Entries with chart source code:
--- begin ---

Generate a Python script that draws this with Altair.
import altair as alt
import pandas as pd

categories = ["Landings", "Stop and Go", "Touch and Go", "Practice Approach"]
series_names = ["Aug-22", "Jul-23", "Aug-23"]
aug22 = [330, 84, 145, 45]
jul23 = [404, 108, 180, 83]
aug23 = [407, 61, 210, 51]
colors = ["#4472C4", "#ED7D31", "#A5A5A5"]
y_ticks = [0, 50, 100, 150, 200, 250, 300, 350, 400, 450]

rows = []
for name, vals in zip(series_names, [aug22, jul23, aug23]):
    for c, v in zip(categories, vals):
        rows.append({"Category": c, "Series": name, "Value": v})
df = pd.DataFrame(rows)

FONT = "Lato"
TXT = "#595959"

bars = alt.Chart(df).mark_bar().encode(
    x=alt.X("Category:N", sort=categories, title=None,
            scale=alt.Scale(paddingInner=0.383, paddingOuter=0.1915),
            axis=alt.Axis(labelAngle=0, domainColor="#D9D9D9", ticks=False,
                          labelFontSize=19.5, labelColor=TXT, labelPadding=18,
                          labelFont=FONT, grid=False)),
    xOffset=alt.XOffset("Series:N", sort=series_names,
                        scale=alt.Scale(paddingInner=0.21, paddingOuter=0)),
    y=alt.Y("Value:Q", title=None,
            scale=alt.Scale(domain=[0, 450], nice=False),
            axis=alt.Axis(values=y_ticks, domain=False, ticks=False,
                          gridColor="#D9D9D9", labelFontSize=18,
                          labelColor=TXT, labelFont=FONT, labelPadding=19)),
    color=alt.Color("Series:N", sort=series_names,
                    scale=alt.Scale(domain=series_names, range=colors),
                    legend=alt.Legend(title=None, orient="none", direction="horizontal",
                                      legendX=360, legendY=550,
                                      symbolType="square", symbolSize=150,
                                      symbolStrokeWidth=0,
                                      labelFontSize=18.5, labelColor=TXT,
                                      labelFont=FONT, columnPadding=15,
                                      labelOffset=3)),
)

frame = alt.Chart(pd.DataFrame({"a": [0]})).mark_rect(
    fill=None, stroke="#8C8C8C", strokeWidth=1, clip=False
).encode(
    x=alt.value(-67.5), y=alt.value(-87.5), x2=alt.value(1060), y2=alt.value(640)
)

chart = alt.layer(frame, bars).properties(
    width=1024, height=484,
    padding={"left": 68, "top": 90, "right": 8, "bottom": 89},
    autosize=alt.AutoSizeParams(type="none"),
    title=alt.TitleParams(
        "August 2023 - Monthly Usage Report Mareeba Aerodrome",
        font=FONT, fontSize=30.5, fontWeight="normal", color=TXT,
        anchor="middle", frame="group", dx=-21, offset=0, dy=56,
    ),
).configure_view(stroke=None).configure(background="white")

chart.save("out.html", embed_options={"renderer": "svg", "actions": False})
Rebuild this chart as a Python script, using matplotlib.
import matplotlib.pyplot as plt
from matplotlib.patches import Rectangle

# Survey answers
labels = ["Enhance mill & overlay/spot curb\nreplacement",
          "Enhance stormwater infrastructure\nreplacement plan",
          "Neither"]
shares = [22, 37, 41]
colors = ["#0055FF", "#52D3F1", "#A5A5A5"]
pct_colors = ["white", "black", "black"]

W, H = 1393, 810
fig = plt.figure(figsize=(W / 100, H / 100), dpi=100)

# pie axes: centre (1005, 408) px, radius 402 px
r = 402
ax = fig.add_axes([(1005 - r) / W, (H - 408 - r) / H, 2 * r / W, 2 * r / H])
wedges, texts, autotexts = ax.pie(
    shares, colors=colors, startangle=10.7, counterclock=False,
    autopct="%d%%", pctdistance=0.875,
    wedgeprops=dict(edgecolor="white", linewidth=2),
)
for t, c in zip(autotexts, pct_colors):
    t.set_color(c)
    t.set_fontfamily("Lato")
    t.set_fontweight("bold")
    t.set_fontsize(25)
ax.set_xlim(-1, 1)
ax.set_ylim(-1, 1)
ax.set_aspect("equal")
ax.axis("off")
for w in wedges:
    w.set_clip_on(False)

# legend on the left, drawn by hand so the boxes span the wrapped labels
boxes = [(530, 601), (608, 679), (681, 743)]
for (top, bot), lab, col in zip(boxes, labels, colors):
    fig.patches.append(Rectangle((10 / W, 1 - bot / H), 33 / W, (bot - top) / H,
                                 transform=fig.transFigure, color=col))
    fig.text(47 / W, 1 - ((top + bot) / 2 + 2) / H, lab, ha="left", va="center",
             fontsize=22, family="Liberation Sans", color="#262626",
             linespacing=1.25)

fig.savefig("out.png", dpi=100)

--- end ---

Aim of the task ->
Give an exact repetition of all the material.

Solution below ->
Generate a Python script that draws this with Altair.
import altair as alt
import pandas as pd

categories = ["Landings", "Stop and Go", "Touch and Go", "Practice Approach"]
series_names = ["Aug-22", "Jul-23", "Aug-23"]
aug22 = [330, 84, 145, 45]
jul23 = [404, 108, 180, 83]
aug23 = [407, 61, 210, 51]
colors = ["#4472C4", "#ED7D31", "#A5A5A5"]
y_ticks = [0, 50, 100, 150, 200, 250, 300, 350, 400, 450]

rows = []
for name, vals in zip(series_names, [aug22, jul23, aug23]):
    for c, v in zip(categories, vals):
        rows.append({"Category": c, "Series": name, "Value": v})
df = pd.DataFrame(rows)

FONT = "Lato"
TXT = "#595959"

bars = alt.Chart(df).mark_bar().encode(
    x=alt.X("Category:N", sort=categories, title=None,
            scale=alt.Scale(paddingInner=0.383, paddingOuter=0.1915),
            axis=alt.Axis(labelAngle=0, domainColor="#D9D9D9", ticks=False,
                          labelFontSize=19.5, labelColor=TXT, labelPadding=18,
                          labelFont=FONT, grid=False)),
    xOffset=alt.XOffset("Series:N", sort=series_names,
                        scale=alt.Scale(paddingInner=0.21, paddingOuter=0)),
    y=alt.Y("Value:Q", title=None,
            scale=alt.Scale(domain=[0, 450], nice=False),
            axis=alt.Axis(values=y_ticks, domain=False, ticks=False,
                          gridColor="#D9D9D9", labelFontSize=18,
                          labelColor=TXT, labelFont=FONT, labelPadding=19)),
    color=alt.Color("Series:N", sort=series_names,
                    scale=alt.Scale(domain=series_names, range=colors),
                    legend=alt.Legend(title=None, orient="none", direction="horizontal",
                                      legendX=360, legendY=550,
                                      symbolType="square", symbolSize=150,
                                      symbolStrokeWidth=0,
                                      labelFontSize=18.5, labelColor=TXT,
                                      labelFont=FONT, columnPadding=15,
                                      labelOffset=3)),
)

frame = alt.Chart(pd.DataFrame({"a": [0]})).mark_rect(
    fill=None, stroke="#8C8C8C", strokeWidth=1, clip=False
).encode(
    x=alt.value(-67.5), y=alt.value(-87.5), x2=alt.value(1060), y2=alt.value(640)
)

chart = alt.layer(frame, bars).properties(
    width=1024, height=484,
    padding={"left": 68, "top": 90, "right": 8, "bottom": 89},
    autosize=alt.AutoSizeParams(type="none"),
    title=alt.TitleParams(
        "August 2023 - Monthly Usage Report Mareeba Aerodrome",
        font=FONT, fontSize=30.5, fontWeight="normal", color=TXT,
        anchor="middle", frame="group", dx=-21, offset=0, dy=56,
    ),
).configure_view(stroke=None).configure(background="white")

chart.save("out.html", embed_options={"renderer": "svg", "actions": False})
Rebuild this chart as a Python script, using matplotlib.
import matplotlib.pyplot as plt
from matplotlib.patches import Rectangle

# Survey answers
labels = ["Enhance mill & overlay/spot curb\nreplacement",
          "Enhance stormwater infrastructure\nreplacement plan",
          "Neither"]
shares = [22, 37, 41]
colors = ["#0055FF", "#52D3F1", "#A5A5A5"]
pct_colors = ["white", "black", "black"]

W, H = 1393, 810
fig = plt.figure(figsize=(W / 100, H / 100), dpi=100)

# pie axes: centre (1005, 408) px, radius 402 px
r = 402
ax = fig.add_axes([(1005 - r) / W, (H - 408 - r) / H, 2 * r / W, 2 * r / H])
wedges, texts, autotexts = ax.pie(
    shares, colors=colors, startangle=10.7, counterclock=False,
    autopct="%d%%", pctdistance=0.875,
    wedgeprops=dict(edgecolor="white", linewidth=2),
)
for t, c in zip(autotexts, pct_colors):
    t.set_color(c)
    t.set_fontfamily("Lato")
    t.set_fontweight("bold")
    t.set_fontsize(25)
ax.set_xlim(-1, 1)
ax.set_ylim(-1, 1)
ax.set_aspect("equal")
ax.axis("off")
for w in wedges:
    w.set_clip_on(False)

# legend on the left, drawn by hand so the boxes span the wrapped labels
boxes = [(530, 601), (608, 679), (681, 743)]
for (top, bot), lab, col in zip(boxes, labels, colors):
    fig.patches.append(Rectangle((10 / W, 1 - bot / H), 33 / W, (bot - top) / H,
                                 transform=fig.transFigure, color=col))
    fig.text(47 / W, 1 - ((top + bot) / 2 + 2) / H, lab, ha="left", va="center",
             fontsize=22, family="Liberation Sans", color="#262626",
             linespacing=1.25)

fig.savefig("out.png", dpi=100)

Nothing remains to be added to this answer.